Louisiana Coastal Protection Study Falls Short

New Orleans’ Lower 9th Ward after Hurricane Katrina and the levee collapse. (Image credit: Infrogmation at Wikimedia Commons under a GNU Free Documentation license.)A new report from the National Research Council (NRC) finds numerous problems with the U.S. Army Corps of Engineers’ followup recommendations for restoring wetlands and protecting southern Louisiana from another Katrina-like disaster.

Among the most worrisome findings in the paper: the Corps’ failure to “consider the potential for structural failure of levees and floodwalls.”

“As a consequence,” the NRC report states, “the true risk to homes and businesses and people behind structures has not been determined.”

The NRC paper, titled “First Report from the NRC Committee on the Review of the Louisiana Coastal Protection and Restoration Program,” analyzes a March 2008 draft technical report from the U.S. Army Corps of Engineers. That report, “Louisiana Coastal Protection and Restoration Technical Report,” (LACPR) was mandated by the feds, who asked the Corps to develop a complete Category 5 hurricane plan for southern Louisiana.

The NRC authors gave kudos to the Corps for “recognizing that new approaches are necessary to achieve the overarching goal of reducing hurricane risks to the population and infrastructure of coastal Louisiana.” They also credited the Corps for using some innovative methods to assess potential storm surge and make decisions.

However, the NRC paper faults the Corps for not providing “clear recommendations with regard to preferred choices of hurricane protection, risk reduction, or restoration alternatives.” It also identifies weaknesses in the Corps report’s three main sections on restoration, nonstructural and structural solutions.

For example, when it comes to wetlands restoration, the Corps said that “all plans rely on sustaining the existing landscape.” The problem, according to the NRC, is the Corps doesn’t offer any evidence that keeping the landscape as is is possible, considering the rates of land subsidence, sedimentation, environmental degradation and future rises in sea levels.
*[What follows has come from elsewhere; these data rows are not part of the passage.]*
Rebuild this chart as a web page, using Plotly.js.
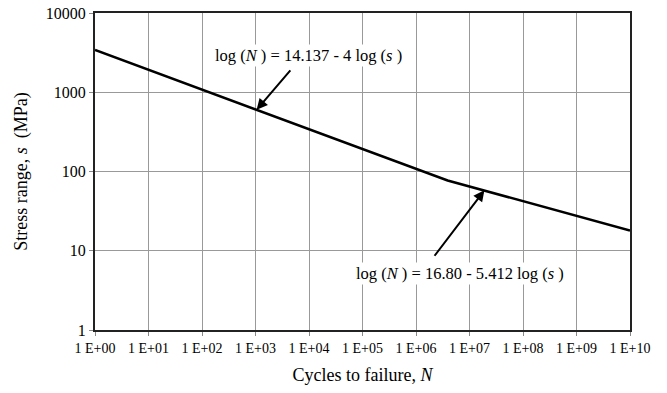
<!DOCTYPE html>
<html>
<head>
<meta charset="utf-8">
<script src="https://cdn.plot.ly/plotly-3.0.1.min.js"></script>
<style>
  html, body { margin: 0; padding: 0; background: #fff; }
  #chart { width: 667px; height: 393px; }
</style>
</head>
<body>
<div id="chart"></div>
<script>
// S-N curve: two-slope fatigue line (cycles to failure vs stress range)
const cycles = [1, 3.9e6, 1e10];
const stressRange = [3420, 77, 18];

// Axis tick positions and labels
const xTickVals = [1, 1e1, 1e2, 1e3, 1e4, 1e5, 1e6, 1e7, 1e8, 1e9, 1e10];
const xTickText = ['1 E+00', '1 E+01', '1 E+02', '1 E+03', '1 E+04', '1 E+05',
                   '1 E+06', '1 E+07', '1 E+08', '1 E+09', '1 E+10'];
const yTickVals = [1, 10, 100, 1000, 10000];
const yTickText = ['1', '10', '100', '1000', '10000'];

// Equation labels and the points on the curve their arrows point at
const eqLabels = [
  'log (<i>N</i> ) = 14.137 - 4 log (<i>s</i> )',
  'log (<i>N</i> ) = 16.80 - 5.412 log (<i>s</i> )'
];
const arrowN = [1.05e3, 1.9e7];
const arrowS = [600, 58];
const labelN = [9.6e3, 6.6e6];
const labelS = [2950, 5.2];

const serif = '"Liberation Serif", "DejaVu Serif", serif';

const trace = {
  x: cycles,
  y: stressRange,
  type: 'scatter',
  mode: 'lines',
  line: { color: '#000', width: 2.5 },
  hoverinfo: 'skip',
  showlegend: false
};

const annotations = [
  // arrows
  { x: Math.log10(arrowN[0]), y: Math.log10(arrowS[0]), xref: 'x', yref: 'y',
    showarrow: true, arrowhead: 2, arrowsize: 1.1, arrowwidth: 2, arrowcolor: '#000',
    ax: 35, ay: -41, text: '' },
  { x: Math.log10(arrowN[1]), y: Math.log10(arrowS[1]), xref: 'x', yref: 'y',
    showarrow: true, arrowhead: 2, arrowsize: 1.1, arrowwidth: 2, arrowcolor: '#000',
    ax: -51, ay: 67, text: '' },
  // equation texts
  { x: Math.log10(labelN[0]), y: Math.log10(labelS[0]), xref: 'x', yref: 'y',
    showarrow: false, text: eqLabels[0], font: { family: serif, size: 16.5, color: '#000' },
    bgcolor: '#fff' },
  { x: Math.log10(labelN[1]), y: Math.log10(labelS[1]), xref: 'x', yref: 'y',
    showarrow: false, text: eqLabels[1], font: { family: serif, size: 16.5, color: '#000' },
    bgcolor: '#fff' }
];

const layout = {
  width: 667,
  height: 393,
  margin: { l: 95, r: 37, t: 13, b: 63 },
  paper_bgcolor: '#fff',
  plot_bgcolor: '#fff',
  font: { family: serif, color: '#000' },
  xaxis: {
    type: 'log',
    range: [0, 10],
    tickvals: xTickVals,
    ticktext: xTickText,
    tickfont: { family: serif, size: 14, color: '#000' },
    ticks: 'outside',
    ticklen: 4,
    tickcolor: '#888',
    showgrid: true,
    gridcolor: '#999',
    gridwidth: 1,
    showline: true,
    linecolor: '#222',
    linewidth: 2,
    mirror: true,
    zeroline: false,
    title: { text: 'Cycles to failure, <i>N</i>', font: { family: serif, size: 18, color: '#000' }, standoff: 14 }
  },
  yaxis: {
    type: 'log',
    range: [0, 4],
    tickvals: yTickVals,
    ticktext: yTickText,
    tickfont: { family: serif, size: 16, color: '#000' },
    ticks: 'outside',
    ticklen: 4,
    tickcolor: '#888',
    showgrid: true,
    gridcolor: '#999',
    gridwidth: 1,
    showline: true,
    linecolor: '#222',
    linewidth: 2,
    mirror: true,
    zeroline: false,
    title: { text: 'Stress range, <i>s</i>&nbsp; (MPa)', font: { family: serif, size: 18, color: '#000' }, standoff: 13 }
  },
  annotations: annotations
};

Plotly.newPlot('chart', [trace], layout, { displayModeBar: false, staticPlot: true });
</script>
</body>
</html>
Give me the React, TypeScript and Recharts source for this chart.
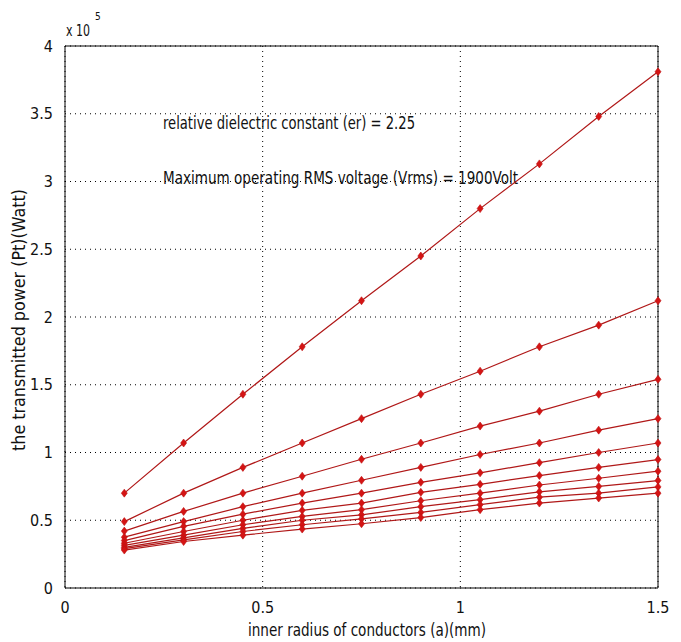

“If wetlands cannot be maintained, the LACPR draft technical report misleads the public into believing that the present coastline can be held in the face of relative sea level rise,” the NRC authors write. “All plans that would rely upon maintenance of the existing coastal configuration then are suspect. Also, if wetlands cannot be maintained, decision makers and citizens ultimately will have to make hard choices about where restoration can take place and where it cannot.”

The NRC found other problems with the Corps report as well. For example, the report gave no evidence that different agencies in the area were working together effectively to make sure vulnerable areas were protected rather than developed.

“This phenomenon took place in the decades prior to Hurricane Katrina,” the NRC report states. “It is important that a similar process is not repeated in the future.”

Considering that much of the blame for the post-Katrina destruction can be pinned directly on the Corps (read about the LSU Hurricane Center’s forensic investigation report into the levee failures here), it’s disturbing to hear that the Corps continues to miss the big picture. The NRC has spoken, but will anyone in charge actually listen?

P.S. Hurricane season starts June 1.